Church of St Nicholas, Great Yarmouth

Original Photo © Evelyn Simak | Licence

Old Churches and Ruins in Norfolk

Norfolk is renowned for its great number of fine churches and places of worship, and Norwich alone has about sixty of them. The city has often been referred to as the 'City of Churches'. Many of the small Norfolk towns and vllages have churches whose size and architectural beauty are most impressive. The finest outside Norwich are at Great Yarmouth where the Church of Saint Nicholas was the largest parish church in England. Built from 1101, it is probably the oldest building in the town.

Other fine churches are located in Kings Lynn, Worstead, Castle Rising, Salle, Cawston, Walsoken, East Dereham, Swaffham and so many other places too numerous to list here. There are many round-towers, but they are not so fine as those in Suffolk, the most striking being that at Haddiscoe. Saxon work is believed to be traceable in the towers of the churches at Great Dunham, Great Ryburgh and Howe.
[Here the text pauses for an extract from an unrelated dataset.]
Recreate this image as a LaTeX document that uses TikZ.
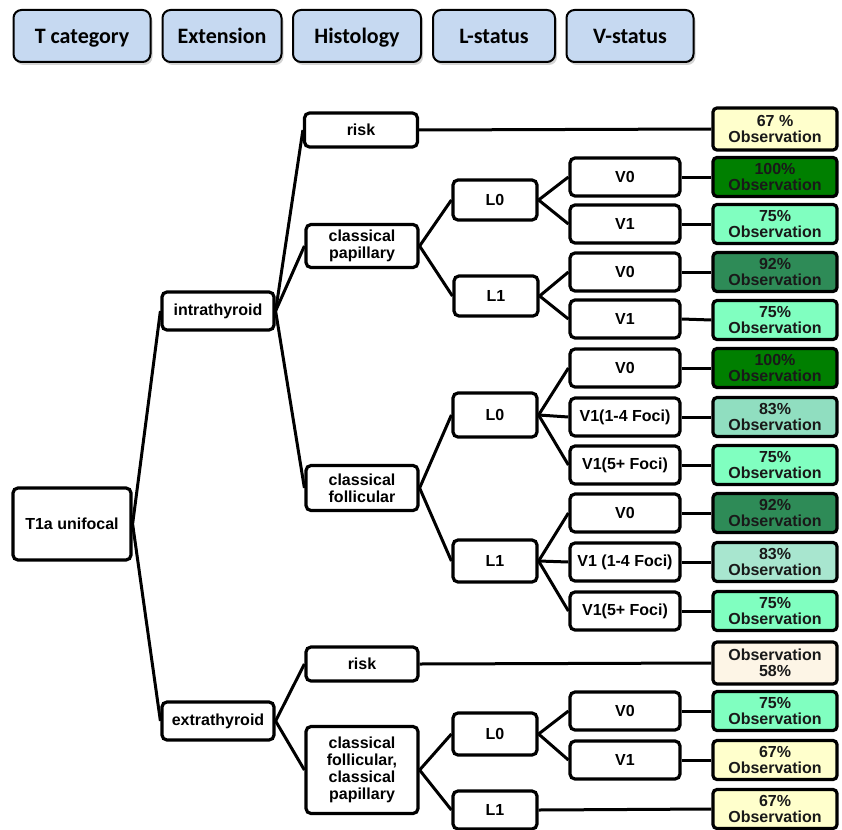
\documentclass[tikz,border=0pt]{standalone}
\usepackage{fontspec}
\setmainfont{Liberation Sans}
\newfontfamily\hdrfont{Carlito}
\usetikzlibrary{shadows}
\definecolor{hdrblue}{HTML}{C6D9F1}
\definecolor{cyel}{HTML}{FFFFCC}
\definecolor{cgreen}{HTML}{007F00}
\definecolor{caqua}{HTML}{80FFC0}
\definecolor{csea}{HTML}{2E8B57}
\definecolor{cmidA}{HTML}{90DEC0}
\definecolor{cmidB}{HTML}{A8E6CF}
\definecolor{clace}{HTML}{FDF5E6}
\tikzset{
  hdr/.style={draw, line width=2pt, rounded corners=8pt, fill=hdrblue, inner sep=0,
    minimum height=52pt, text height=18pt, text depth=2pt,
    font=\hdrfont\bfseries\fontsize{22}{24}\selectfont,
    drop shadow={shadow xshift=2pt, shadow yshift=-3pt, opacity=0.35}},
  tn/.style={draw, line width=3.2pt, rounded corners=5pt, fill=white, inner sep=0,
    align=center, font=\bfseries\fontsize{16}{17}\selectfont},
  res/.style={draw, line width=3.2pt, rounded corners=4pt, inner sep=0, align=center,
    minimum width=124pt, minimum height=39pt, text=black!90,
    font=\bfseries\fontsize{16}{16.5}\selectfont},
  vn/.style={tn, minimum width=110pt, minimum height=38pt},
  ln/.style={tn, minimum width=84pt, minimum height=40pt},
  con/.style={line width=3pt},
}
\begin{document}
\begin{tikzpicture}[x=1pt,y=-1pt]
\useasboundingbox (0,0) rectangle (842,829);
% header
\node[hdr, minimum width=137pt] (h1) at (82,36) {T category};
\node[hdr, minimum width=119pt] (h2) at (222,36) {Extension};
\node[hdr, minimum width=128pt] (h3) at (357,36) {Histology};
\node[hdr, minimum width=122pt] (h4) at (494,36) {L-status};
\node[hdr, minimum width=127pt] (h5) at (630,36) {V-status};
% tree
\node[tn, minimum width=118pt, minimum height=72pt] (t1a) at (72,524) {T1a unifocal};
\node[tn, minimum width=112pt, minimum height=38pt] (intra) at (218,311) {intrathyroid};
\node[tn, minimum width=112pt, minimum height=38pt] (extra) at (218,721) {extrathyroid};
\node[tn, minimum width=113pt, minimum height=34pt] (riskA) at (361,130) {risk};
\node[tn, minimum width=112pt, minimum height=43pt] (cpap) at (362,246) {classical\\papillary};
\node[tn, minimum width=112pt, minimum height=45pt] (cfol) at (362,488) {classical\\follicular};
\node[tn, minimum width=112pt, minimum height=34pt] (riskB) at (362,664) {risk};
\node[tn, minimum width=112pt, minimum height=87pt] (cfcp) at (362,770) {classical\\follicular,\\classical\\papillary};
\node[ln] (l0a) at (495,200) {L0};
\node[ln] (l1a) at (496,296) {L1};
\node[ln, minimum height=44pt] (l0b) at (495,415) {L0};
\node[ln, minimum height=42pt] (l1b) at (495,561) {L1};
\node[ln, minimum height=42pt] (l0c) at (495,734) {L0};
\node[ln, minimum height=38pt] (l1c) at (495,810) {L1};
% V nodes
\node[vn] (v1) at (625,177) {V0};
\node[vn] (v2) at (625,224) {V1};
\node[vn] (v3) at (625,272) {V0};
\node[vn] (v4) at (625,319) {V1};
\node[vn] (v5) at (625,368) {V0};
\node[vn] (v6) at (625,417) {V1(1-4 Foci)};
\node[vn] (v7) at (625,465) {V1(5+ Foci)};
\node[vn] (v8) at (625,513) {V0};
\node[vn] (v9) at (625,562) {V1 (1-4 Foci)};
\node[vn] (v10) at (625,611) {V1(5+ Foci)};
\node[vn] (v11) at (625,711) {V0};
\node[vn] (v12) at (625,760) {V1};
% results
\node[res, fill=cyel, minimum height=42pt] (r1) at (775,129) {67 \%\\Observation};
\node[res, fill=cgreen] (r2) at (775,177) {100\%\\Observation};
\node[res, fill=caqua] (r3) at (775,224) {75\%\\Observation};
\node[res, fill=csea] (r4) at (775,272) {92\%\\Observation};
\node[res, fill=caqua] (r5) at (775,320) {75\%\\Observation};
\node[res, fill=cgreen] (r6) at (775,368) {100\%\\Observation};
\node[res, fill=cmidA] (r7) at (775,417) {83\%\\Observation};
\node[res, fill=caqua] (r8) at (775,465) {75\%\\Observation};
\node[res, fill=csea] (r9) at (775,513) {92\%\\Observation};
\node[res, fill=cmidB] (r10) at (775,562) {83\%\\Observation};
\node[res, fill=caqua] (r11) at (775,611) {75\%\\Observation};
\node[res, fill=clace, minimum height=42pt] (r12) at (775,663) {Observation\\58\%};
\node[res, fill=caqua] (r13) at (775,711) {75\%\\Observation};
\node[res, fill=cyel] (r14) at (775,760) {67\%\\Observation};
\node[res, fill=cyel] (r15) at (775,809) {67\%\\Observation};
% connectors
\foreach \a/\b in {t1a/intra, t1a/extra, intra/riskA, intra/cpap, intra/cfol,
  extra/riskB, extra/cfcp, cpap/l0a, cpap/l1a, cfol/l0b, cfol/l1b, cfcp/l0c, cfcp/l1c,
  l0a/v1, l0a/v2, l1a/v3, l1a/v4, l0b/v5, l0b/v6, l0b/v7, l1b/v8, l1b/v9, l1b/v10,
  l0c/v11, l0c/v12, riskA/r1, riskB/r12, l1c/r15,
  v1/r2, v2/r3, v3/r4, v4/r5, v5/r6, v6/r7, v7/r8, v8/r9, v9/r10, v10/r11, v11/r13, v12/r14}
  \draw[con] (\a.east) -- (\b.west);
\end{tikzpicture}
\end{document}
Early English work is generally found in the churches of places that have been centres of commercial industry such as Norwich, Great Yarmouth and East Dereham. The font at the priory church at Binham (see Binham Priory) is a fine example of the work of this period.

Decorated work can be seen in the aisles of Great Yarmouth parish church, the tower of the fine church at Worstead (once an important industry centre), in the main arcade at Aylsham, where the piers are alternately circular and octagonal, and in the chancel of St. Margaret's in Kings Lynn.

Most of the Norfolk churches of this period are perpendicular, the finest being those of St. Peter Mancroft at Norwich and St. Nicholas at Kings Lynn. Northwold church contains a fine Perpendicular Easter sepulchre, and Walsoken and Castle Acre have fine perpendicular fonts. The finest ruin of a monastic house in Norfolk is undoubtedly that of Castle Acre Priory. At Binham are the nave and ruined chancel and transepts of a Benedictine priory founded by Peter de Valoines at the end of the eleventh century.